[GIVEN INSTRUCTION]: Return all the data below as it stands, minus the pictures.
________________________________________
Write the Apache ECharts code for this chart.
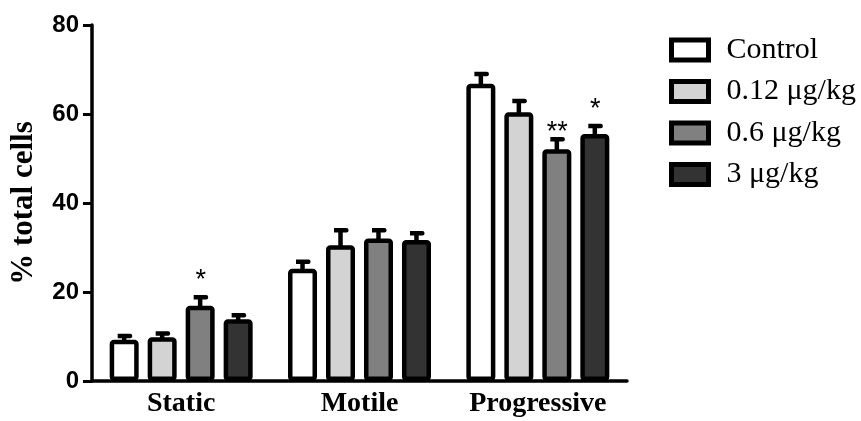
<!DOCTYPE html>
<html>
<head>
<meta charset="utf-8">
<script src="https://cdn.jsdelivr.net/npm/echarts@6/dist/echarts.min.js"></script>
<style>
html,body{margin:0;padding:0;background:#fff;}
#chart{width:861px;height:421px;}
</style>
</head>
<body>
<div id="chart"></div>
<script>
// ---- data ----
var categories = ['Static', 'Motile', 'Progressive'];
var seriesNames = ['Control', '0.12 μg/kg', '0.6 μg/kg', '3 μg/kg'];
var control = [9.25, 25.2, 66.8];
var dose012 = [9.85, 30.5, 60.4];
var dose06 = [16.9, 32.0, 52.1];
var dose3 = [13.9, 31.7, 55.5];
var controlErr = [0.85, 1.6, 2.2];
var dose012Err = [0.85, 3.4, 2.5];
var dose06Err = [1.9, 1.9, 2.2];
var dose3Err = [0.9, 1.5, 1.8];
var controlSig = ['', '', ''];
var dose012Sig = ['', '', ''];
var dose06Sig = ['*', '', '**'];
var dose3Sig = ['', '', '*'];
var yTicks = [0, 20, 40, 60, 80];

// ---- styles ----
var colors = ['#ffffff', '#d3d3d3', '#808080', '#333333'];
var BAR_W = 29, BAR_GAP = 0.31, BORDER = 4.5;
var values = [control, dose012, dose06, dose3];
var errs = [controlErr, dose012Err, dose06Err, dose3Err];
var sigs = [controlSig, dose012Sig, dose06Sig, dose3Sig];

var chart = echarts.init(document.getElementById('chart'), null, {renderer: 'canvas'});

var series = [];
values.forEach(function (vals, i) {
  series.push({
    name: seriesNames[i],
    type: 'bar',
    data: vals,
    barWidth: BAR_W,
    barGap: (BAR_GAP * 100) + '%',
    z: 3,
    itemStyle: {color: colors[i], borderColor: '#000', borderWidth: BORDER, borderRadius: 2},
    emphasis: {disabled: true}
  });
});
values.forEach(function (vals, i) {
  var step = BAR_W * (1 + BAR_GAP);
  var off = (i - 1.5) * step;
  series.push({
    type: 'custom',
    name: seriesNames[i] + ' err',
    z: 2,
    silent: true,
    data: vals.map(function (v, k) { return [k, v, errs[i][k]]; }),
    renderItem: function (params, api) {
      var k = api.value(0), v = api.value(1), e = api.value(2);
      var sig = sigs[i][params.dataIndex];
      var base = api.coord([k, v]);
      var topP = api.coord([k, v + e]);
      var cx = base[0] + off;
      var children = [
        {type: 'rect', shape: {x: cx - 2.25, y: topP[1], width: 4.5, height: base[1] - topP[1] + 3}, style: {fill: '#000'}},
        {type: 'rect', shape: {x: cx - 6.5, y: topP[1] - 2.25, width: 14.5, height: 4.5, r: [0, 2, 2, 0]}, style: {fill: '#000'}}
      ];
      if (sig) {
        children.push({type: 'text', style: {text: sig, x: cx + 0.5, y: topP[1] - 3 + (sig.length > 1 ? 10 : 0), align: 'center', verticalAlign: 'bottom', font: '27px "Liberation Sans"', fill: '#000'}});
      }
      return {type: 'group', children: children};
    }
  });
});

chart.setOption({
  animation: false,
  backgroundColor: '#fff',
  grid: {left: 92, right: 234, top: 25, bottom: 40, containLabel: false},
  legend: {
    data: seriesNames,
    orient: 'vertical',
    left: 669,
    top: 35,
    padding: 0,
    icon: 'rect',
    itemWidth: 37,
    itemHeight: 20,
    itemGap: 11.5,
    itemStyle: {borderColor: '#000', borderWidth: 5},
    textStyle: {fontFamily: 'Liberation Serif', fontSize: 30, color: '#000', padding: [0, 0, 0, 13]},
    selectedMode: false
  },
  xAxis: {
    type: 'category',
    data: categories,
    axisLine: {lineStyle: {color: '#000', width: 3.5}},
    axisTick: {alignWithLabel: true, length: 8, lineStyle: {color: '#000', width: 3}},
    axisLabel: {interval: 0, color: '#000', fontFamily: 'Liberation Serif', fontWeight: 'bold', fontSize: 28, margin: 9}
  },
  yAxis: {
    type: 'value',
    min: yTicks[0],
    max: yTicks[yTicks.length - 1],
    interval: yTicks[1] - yTicks[0],
    axisLine: {show: true, lineStyle: {color: '#000', width: 3.5}},
    axisTick: {show: true, length: 9, lineStyle: {color: '#000', width: 3}},
    splitLine: {show: false},
    axisLabel: {color: '#000', fontFamily: 'Liberation Sans', fontWeight: 'bold', fontSize: 24, margin: 13}
  },
  graphic: [{
    type: 'text',
    rotation: Math.PI / 2,
    x: 24, y: 203,
    style: {text: '% total cells', font: 'bold 31px "Liberation Serif"', fill: '#000', align: 'center', verticalAlign: 'middle'}
  }],
  series: series
});
</script>
</body>
</html>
________________________________________
[RESPONSE FOR THIS EXERCISE]:
Write the Apache ECharts code for this chart.
<!DOCTYPE html>
<html>
<head>
<meta charset="utf-8">
<script src="https://cdn.jsdelivr.net/npm/echarts@6/dist/echarts.min.js"></script>
<style>
html,body{margin:0;padding:0;background:#fff;}
#chart{width:861px;height:421px;}
</style>
</head>
<body>
<div id="chart"></div>
<script>
// ---- data ----
var categories = ['Static', 'Motile', 'Progressive'];
var seriesNames = ['Control', '0.12 μg/kg', '0.6 μg/kg', '3 μg/kg'];
var control = [9.25, 25.2, 66.8];
var dose012 = [9.85, 30.5, 60.4];
var dose06 = [16.9, 32.0, 52.1];
var dose3 = [13.9, 31.7, 55.5];
var controlErr = [0.85, 1.6, 2.2];
var dose012Err = [0.85, 3.4, 2.5];
var dose06Err = [1.9, 1.9, 2.2];
var dose3Err = [0.9, 1.5, 1.8];
var controlSig = ['', '', ''];
var dose012Sig = ['', '', ''];
var dose06Sig = ['*', '', '**'];
var dose3Sig = ['', '', '*'];
var yTicks = [0, 20, 40, 60, 80];

// ---- styles ----
var colors = ['#ffffff', '#d3d3d3', '#808080', '#333333'];
var BAR_W = 29, BAR_GAP = 0.31, BORDER = 4.5;
var values = [control, dose012, dose06, dose3];
var errs = [controlErr, dose012Err, dose06Err, dose3Err];
var sigs = [controlSig, dose012Sig, dose06Sig, dose3Sig];

var chart = echarts.init(document.getElementById('chart'), null, {renderer: 'canvas'});

var series = [];
values.forEach(function (vals, i) {
  series.push({
    name: seriesNames[i],
    type: 'bar',
    data: vals,
    barWidth: BAR_W,
    barGap: (BAR_GAP * 100) + '%',
    z: 3,
    itemStyle: {color: colors[i], borderColor: '#000', borderWidth: BORDER, borderRadius: 2},
    emphasis: {disabled: true}
  });
});
values.forEach(function (vals, i) {
  var step = BAR_W * (1 + BAR_GAP);
  var off = (i - 1.5) * step;
  series.push({
    type: 'custom',
    name: seriesNames[i] + ' err',
    z: 2,
    silent: true,
    data: vals.map(function (v, k) { return [k, v, errs[i][k]]; }),
    renderItem: function (params, api) {
      var k = api.value(0), v = api.value(1), e = api.value(2);
      var sig = sigs[i][params.dataIndex];
      var base = api.coord([k, v]);
      var topP = api.coord([k, v + e]);
      var cx = base[0] + off;
      var children = [
        {type: 'rect', shape: {x: cx - 2.25, y: topP[1], width: 4.5, height: base[1] - topP[1] + 3}, style: {fill: '#000'}},
        {type: 'rect', shape: {x: cx - 6.5, y: topP[1] - 2.25, width: 14.5, height: 4.5, r: [0, 2, 2, 0]}, style: {fill: '#000'}}
      ];
      if (sig) {
        children.push({type: 'text', style: {text: sig, x: cx + 0.5, y: topP[1] - 3 + (sig.length > 1 ? 10 : 0), align: 'center', verticalAlign: 'bottom', font: '27px "Liberation Sans"', fill: '#000'}});
      }
      return {type: 'group', children: children};
    }
  });
});

chart.setOption({
  animation: false,
  backgroundColor: '#fff',
  grid: {left: 92, right: 234, top: 25, bottom: 40, containLabel: false},
  legend: {
    data: seriesNames,
    orient: 'vertical',
    left: 669,
    top: 35,
    padding: 0,
    icon: 'rect',
    itemWidth: 37,
    itemHeight: 20,
    itemGap: 11.5,
    itemStyle: {borderColor: '#000', borderWidth: 5},
    textStyle: {fontFamily: 'Liberation Serif', fontSize: 30, color: '#000', padding: [0, 0, 0, 13]},
    selectedMode: false
  },
  xAxis: {
    type: 'category',
    data: categories,
    axisLine: {lineStyle: {color: '#000', width: 3.5}},
    axisTick: {alignWithLabel: true, length: 8, lineStyle: {color: '#000', width: 3}},
    axisLabel: {interval: 0, color: '#000', fontFamily: 'Liberation Serif', fontWeight: 'bold', fontSize: 28, margin: 9}
  },
  yAxis: {
    type: 'value',
    min: yTicks[0],
    max: yTicks[yTicks.length - 1],
    interval: yTicks[1] - yTicks[0],
    axisLine: {show: true, lineStyle: {color: '#000', width: 3.5}},
    axisTick: {show: true, length: 9, lineStyle: {color: '#000', width: 3}},
    splitLine: {show: false},
    axisLabel: {color: '#000', fontFamily: 'Liberation Sans', fontWeight: 'bold', fontSize: 24, margin: 13}
  },
  graphic: [{
    type: 'text',
    rotation: Math.PI / 2,
    x: 24, y: 203,
    style: {text: '% total cells', font: 'bold 31px "Liberation Serif"', fill: '#000', align: 'center', verticalAlign: 'middle'}
  }],
  series: series
});
</script>
</body>
</html>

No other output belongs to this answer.